Comment by newsclues

Comment by newsclues 7 hours ago

13 replies

Have you used the cheap Dells and HP laptops that most people buy (not high end IBM machines)?

They tend to be plastic junk.

Yes thinkpads are good, but most laptops are trash disposable hardware

extraisland 11 minutes ago

The consumer ones yes. The business are very reliable, and easy to repair.

I always buy second hand / refurb of repairable models.

I've been burned by Apple before. Not touching their stuff again.

rwyinuse 7 hours ago

They are plastic junk, but even they are likely to remain technically functional for more than 5 years. It's mainly things like battery life, screen & keyboard quality that make those laptops annoying.

  • kiliancs 6 hours ago

    In my experience and my family's you are lucky if they last 3 years. If they last 5 years there's usually a subpar experience, e.g. they overheat significantly at 2 years. OTOH, we have a few macbooks > 10 years still working.

    • goyagoji 4 hours ago

      There's the need to dust fans and then there's the possibility that OS computing requirements have risen which isn't often a Linux thing on old hardware.. OsX had exactly the same problem and had to make a minimizing release IIRC.

      Computing kind of stagnated since 2010 and plenty of hardware since then still works fine today and is usable enough for many tasks. Apple was nice for needing not all that many different drivers but its statnge integrations like drive fans to bios are obnoxious.

    • LtWorf 4 hours ago

      And macbooks aren't overheating?

      I've owned old macbooks… I got scalded by the metal screws on the bottom in the summer because apple thought looking sleek was more important than proper cooling.

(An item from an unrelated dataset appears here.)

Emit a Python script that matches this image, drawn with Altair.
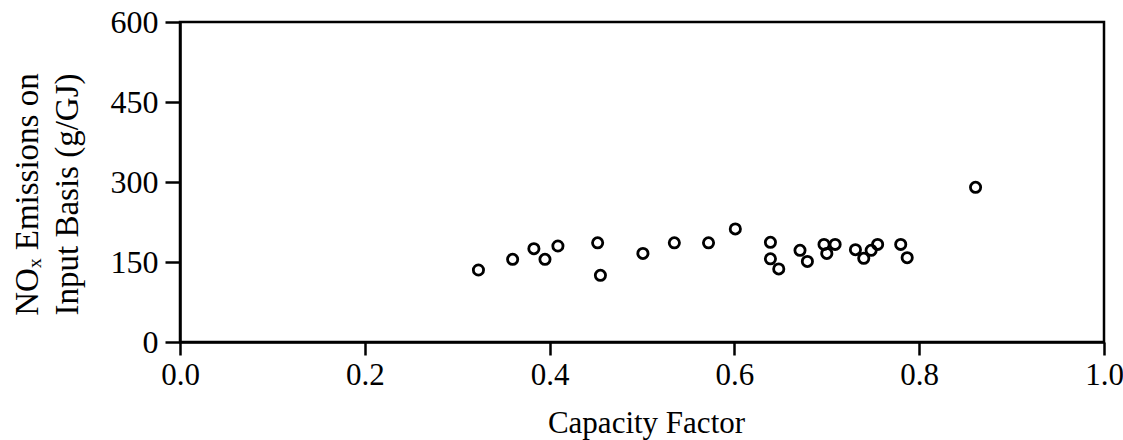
import altair as alt
import pandas as pd

capacity_factor = [0.323, 0.360, 0.383, 0.395, 0.409, 0.452, 0.455, 0.501, 0.535, 0.572,
                   0.601, 0.639, 0.639, 0.648, 0.671, 0.679, 0.697, 0.700, 0.709, 0.731,
                   0.740, 0.748, 0.755, 0.780, 0.787, 0.861]
nox_emissions = [135, 155, 175, 155, 180, 186, 125, 166, 186, 186,
                 212, 187, 156, 137, 172, 151, 183, 166, 183, 173,
                 157, 172, 183, 183, 158, 290]

x_ticks = [0.0, 0.2, 0.4, 0.6, 0.8, 1.0]
y_ticks = [0, 150, 300, 450, 600]

df = pd.DataFrame({"cf": capacity_factor, "nox": nox_emissions})

FONT = "Liberation Serif"

chart = alt.Chart(df).mark_point(
    shape="circle", filled=False, color="black", size=105, strokeWidth=2.8, opacity=1
).encode(
    x=alt.X("cf:Q",
            scale=alt.Scale(domain=[0, 1], nice=False, zero=False),
            axis=alt.Axis(values=x_ticks, format=".1f", title="Capacity Factor",
                          grid=False, domainColor="black", domainWidth=2.5,
                          tickColor="black", tickWidth=2.5, tickSize=13,
                          labelFont=FONT, labelFontSize=31, labelColor="black",
                          labelPadding=5, labelFlush=False,
                          titleFont=FONT, titleFontSize=31, titleFontWeight="normal",
                          titleColor="black", titleBaseline="alphabetic",
                          titleX=466, titleY=90)),
    y=alt.Y("nox:Q",
            scale=alt.Scale(domain=[0, 600], nice=False),
            axis=alt.Axis(values=y_ticks, title=["NOₓ Emissions on", "Input Basis (g/GJ)"],
                          grid=False, domainColor="black", domainWidth=2.5,
                          tickColor="black", tickWidth=2.5, tickSize=15,
                          labelFont=FONT, labelFontSize=32, labelColor="black",
                          labelPadding=7, labelFlush=False,
                          titleFont=FONT, titleFontSize=33, titleFontWeight="normal",
                          titleColor="black", titleAngle=270, titleBaseline="bottom",
                          titleAlign="center", titleLineHeight=40,
                          titleX=-136, titleY=172)),
).properties(
    width=924, height=320,
    autosize=alt.AutoSizeParams(type="none"),
    padding={"left": 180, "top": 22, "right": 19, "bottom": 98},
    background="white",
).configure_view(
    stroke="black", strokeWidth=2.5
)

chart.save("out.html", embed_options={"renderer": "svg", "actions": False})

      • piskov 4 hours ago

        No, it was intel piece of shit that promised new nodes for years and never delivered.

        Macs were designed up to the thermal specs that should have been but never came.

        Hence the m1: enough is enough

  • MangoToupe 5 hours ago

    > even they are likely to remain technically functional for more than 5 years

    Every plastic laptop I've bought has busted within two years, whether it's mechanical stress or poor heat design. They feel less like reliable tools and more like toys. Looking specifically at you, thinkpads.

    Meanwhile, the MacBook Pro I bought for myself for college 17 years ago still boots. The battery is dead, but that's an incredibly long life for any hardware of that complexity.

    • LtWorf 4 hours ago

      Booting once a year isn't "life" for a computer.

bluecalm 6 hours ago

I am on my 3rd Thinkpad already and while I still like them they are not close to Apple quality. On my current one keyboard touches the screen when it's closed so the screen becomes dirty quickly. After Windows 11 upgrade it auto-dims on battery after like 30 seconds and I can't figure a way to turn it off. Hibernation never worked properly (apparently AMD/Windows issue). You don't need to deal with any of that on a Macbook. I would switch instantly if I didn't need to run Windows.

  • LtWorf 4 hours ago

    > Hibernation never worked properly

    You can blame microsoft for that unfortunately. They made the vendors to change how it all works to workaround windows issues and it didn't even work.

    • coliveira 4 hours ago

      It is amazing that after decades Microsoft still cannot nail such an important usability issue... There's no way I can use Windows laptops full time.

      • LtWorf an hour ago

        Problem is they screwed it up for linux users as well, due to hw changes.